━━━━━ EXTRACTED INFORMATION

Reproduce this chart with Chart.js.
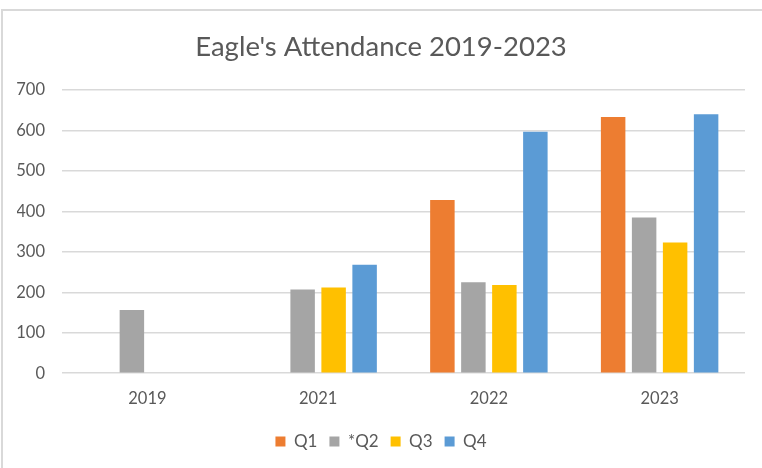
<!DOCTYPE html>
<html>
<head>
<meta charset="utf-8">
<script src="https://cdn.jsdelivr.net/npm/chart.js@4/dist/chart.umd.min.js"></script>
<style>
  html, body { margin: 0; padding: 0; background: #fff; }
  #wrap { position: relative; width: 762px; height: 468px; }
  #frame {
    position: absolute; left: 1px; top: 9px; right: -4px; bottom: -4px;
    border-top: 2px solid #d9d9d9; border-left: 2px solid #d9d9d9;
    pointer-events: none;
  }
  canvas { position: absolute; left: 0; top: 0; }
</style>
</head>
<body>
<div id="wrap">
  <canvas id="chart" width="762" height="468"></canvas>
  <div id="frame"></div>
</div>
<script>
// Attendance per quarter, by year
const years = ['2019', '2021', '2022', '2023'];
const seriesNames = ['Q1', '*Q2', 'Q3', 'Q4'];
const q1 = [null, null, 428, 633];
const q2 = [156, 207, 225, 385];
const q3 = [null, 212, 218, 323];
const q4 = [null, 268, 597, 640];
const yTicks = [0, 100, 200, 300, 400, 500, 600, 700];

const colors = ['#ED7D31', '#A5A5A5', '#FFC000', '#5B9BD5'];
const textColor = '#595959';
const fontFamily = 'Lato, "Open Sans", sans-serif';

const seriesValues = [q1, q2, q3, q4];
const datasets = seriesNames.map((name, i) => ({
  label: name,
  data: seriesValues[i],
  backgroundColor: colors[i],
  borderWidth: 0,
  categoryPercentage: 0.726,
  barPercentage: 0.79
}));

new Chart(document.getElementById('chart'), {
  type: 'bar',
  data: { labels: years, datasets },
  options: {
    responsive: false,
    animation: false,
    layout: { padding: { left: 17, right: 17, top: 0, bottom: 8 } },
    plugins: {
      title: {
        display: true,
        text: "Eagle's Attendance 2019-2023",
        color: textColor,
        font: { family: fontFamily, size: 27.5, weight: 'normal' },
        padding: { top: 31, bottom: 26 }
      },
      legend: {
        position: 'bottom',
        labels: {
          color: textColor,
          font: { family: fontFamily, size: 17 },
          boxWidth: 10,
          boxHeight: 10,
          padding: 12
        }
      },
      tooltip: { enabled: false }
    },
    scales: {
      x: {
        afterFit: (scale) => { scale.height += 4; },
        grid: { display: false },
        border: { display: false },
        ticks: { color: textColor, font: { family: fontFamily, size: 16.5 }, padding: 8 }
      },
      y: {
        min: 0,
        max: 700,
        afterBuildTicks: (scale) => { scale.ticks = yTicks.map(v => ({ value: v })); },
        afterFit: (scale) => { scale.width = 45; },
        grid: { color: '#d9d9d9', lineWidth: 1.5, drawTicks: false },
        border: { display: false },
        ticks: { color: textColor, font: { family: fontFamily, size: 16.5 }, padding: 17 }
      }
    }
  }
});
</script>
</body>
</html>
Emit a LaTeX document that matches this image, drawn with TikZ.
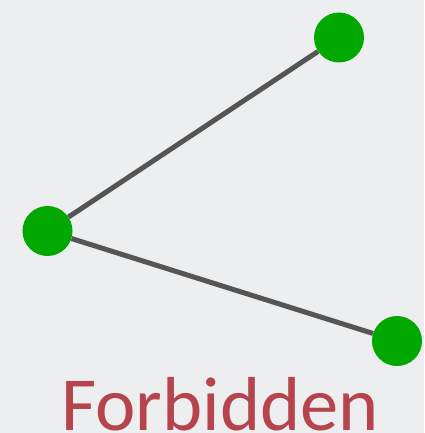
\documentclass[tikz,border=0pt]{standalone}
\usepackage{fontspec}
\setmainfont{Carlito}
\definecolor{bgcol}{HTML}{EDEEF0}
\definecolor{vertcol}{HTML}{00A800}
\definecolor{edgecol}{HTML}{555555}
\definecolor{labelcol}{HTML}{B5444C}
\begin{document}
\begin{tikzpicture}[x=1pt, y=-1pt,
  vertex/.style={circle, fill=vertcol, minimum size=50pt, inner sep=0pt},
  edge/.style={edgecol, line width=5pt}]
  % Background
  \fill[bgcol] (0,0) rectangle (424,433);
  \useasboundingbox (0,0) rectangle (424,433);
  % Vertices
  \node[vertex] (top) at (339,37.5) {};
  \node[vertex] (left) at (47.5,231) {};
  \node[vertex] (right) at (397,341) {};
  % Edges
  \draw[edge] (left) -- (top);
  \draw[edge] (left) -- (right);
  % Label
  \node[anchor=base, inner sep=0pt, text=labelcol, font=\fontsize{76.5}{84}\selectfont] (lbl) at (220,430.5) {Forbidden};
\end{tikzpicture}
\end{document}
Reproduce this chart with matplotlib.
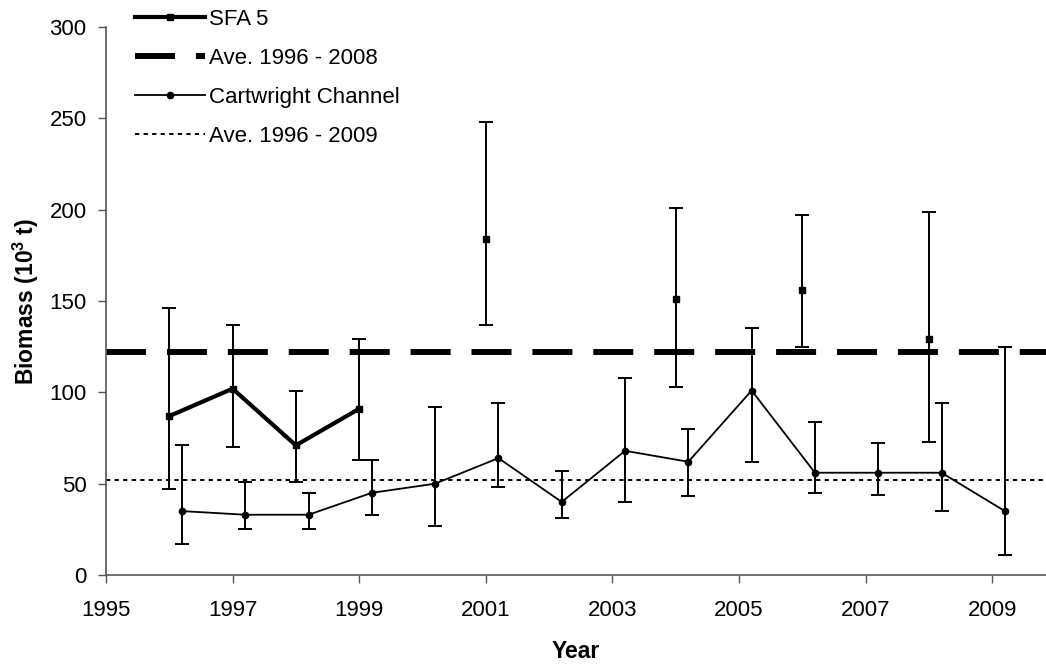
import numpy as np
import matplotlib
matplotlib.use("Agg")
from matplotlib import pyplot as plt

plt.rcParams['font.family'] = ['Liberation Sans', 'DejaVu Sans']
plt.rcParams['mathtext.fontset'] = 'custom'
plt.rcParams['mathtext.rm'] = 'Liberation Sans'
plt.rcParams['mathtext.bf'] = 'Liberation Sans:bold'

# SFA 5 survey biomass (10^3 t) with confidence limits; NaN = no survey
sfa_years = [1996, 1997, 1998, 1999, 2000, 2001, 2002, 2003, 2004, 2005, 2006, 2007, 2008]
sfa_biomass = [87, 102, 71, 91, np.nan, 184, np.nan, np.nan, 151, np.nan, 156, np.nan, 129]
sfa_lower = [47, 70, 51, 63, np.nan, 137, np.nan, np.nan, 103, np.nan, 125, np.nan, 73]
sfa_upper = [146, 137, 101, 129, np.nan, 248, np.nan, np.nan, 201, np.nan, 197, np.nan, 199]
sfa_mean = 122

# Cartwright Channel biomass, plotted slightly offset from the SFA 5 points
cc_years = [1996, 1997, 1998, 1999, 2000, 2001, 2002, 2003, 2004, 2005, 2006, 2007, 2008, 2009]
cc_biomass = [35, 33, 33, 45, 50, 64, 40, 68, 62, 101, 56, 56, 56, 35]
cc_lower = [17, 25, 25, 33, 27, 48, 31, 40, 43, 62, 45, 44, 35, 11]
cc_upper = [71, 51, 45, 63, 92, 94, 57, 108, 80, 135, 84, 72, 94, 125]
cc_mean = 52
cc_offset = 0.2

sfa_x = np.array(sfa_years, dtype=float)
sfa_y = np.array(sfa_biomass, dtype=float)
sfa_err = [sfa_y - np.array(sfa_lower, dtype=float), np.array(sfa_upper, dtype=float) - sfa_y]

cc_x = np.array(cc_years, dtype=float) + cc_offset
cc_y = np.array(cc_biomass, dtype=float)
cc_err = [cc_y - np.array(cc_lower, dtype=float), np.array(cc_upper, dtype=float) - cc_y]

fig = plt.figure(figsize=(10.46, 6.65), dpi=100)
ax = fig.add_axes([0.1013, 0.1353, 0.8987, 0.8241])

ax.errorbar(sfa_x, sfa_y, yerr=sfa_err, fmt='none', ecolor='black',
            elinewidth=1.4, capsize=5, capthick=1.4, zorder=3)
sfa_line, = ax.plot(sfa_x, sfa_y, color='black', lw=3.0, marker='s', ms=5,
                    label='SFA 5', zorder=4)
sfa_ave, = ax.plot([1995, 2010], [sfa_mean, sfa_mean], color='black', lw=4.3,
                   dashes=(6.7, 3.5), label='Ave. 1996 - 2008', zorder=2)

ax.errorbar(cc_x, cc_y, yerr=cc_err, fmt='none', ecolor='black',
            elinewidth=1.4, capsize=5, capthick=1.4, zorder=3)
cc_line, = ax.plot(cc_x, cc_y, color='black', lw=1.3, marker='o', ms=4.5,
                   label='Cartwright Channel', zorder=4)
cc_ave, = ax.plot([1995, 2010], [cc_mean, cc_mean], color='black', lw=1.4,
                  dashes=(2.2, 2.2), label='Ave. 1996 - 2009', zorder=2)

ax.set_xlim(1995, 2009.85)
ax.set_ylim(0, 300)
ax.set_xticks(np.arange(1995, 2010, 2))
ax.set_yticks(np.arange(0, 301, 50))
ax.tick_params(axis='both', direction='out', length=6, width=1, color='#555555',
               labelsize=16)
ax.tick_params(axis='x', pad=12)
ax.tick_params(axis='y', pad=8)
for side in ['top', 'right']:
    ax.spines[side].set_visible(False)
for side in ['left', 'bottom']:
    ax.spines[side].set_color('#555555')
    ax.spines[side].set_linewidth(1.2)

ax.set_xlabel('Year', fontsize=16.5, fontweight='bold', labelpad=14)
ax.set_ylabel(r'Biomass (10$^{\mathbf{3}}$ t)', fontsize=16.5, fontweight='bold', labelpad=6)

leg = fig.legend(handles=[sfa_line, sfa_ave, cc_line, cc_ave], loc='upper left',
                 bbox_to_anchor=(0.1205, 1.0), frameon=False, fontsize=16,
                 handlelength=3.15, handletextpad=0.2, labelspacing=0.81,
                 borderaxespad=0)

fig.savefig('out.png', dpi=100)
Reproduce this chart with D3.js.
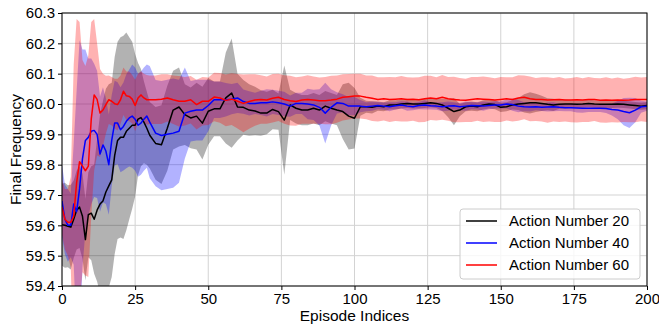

━━━━━━━━━━

WHAT TO WORK ON
Take the lines above starting at the one containing "Reproduce this chart with matplotlib." and ending at the one containing "plt.rcParams['mathtext.bf'] = 'Liberation", and print them again exactly, without pictures.

SOLUTION FOR THIS TASK
Reproduce this chart with matplotlib.
import numpy as np
import matplotlib
matplotlib.use("Agg")
from matplotlib import pyplot as plt

plt.rcParams['font.family'] = ['Liberation Sans', 'DejaVu Sans']
plt.rcParams['mathtext.fontset'] = 'custom'
plt.rcParams['mathtext.rm'] = 'Liberation Sans'
plt.rcParams['mathtext.bf'] = 'Liberation Sans:bold'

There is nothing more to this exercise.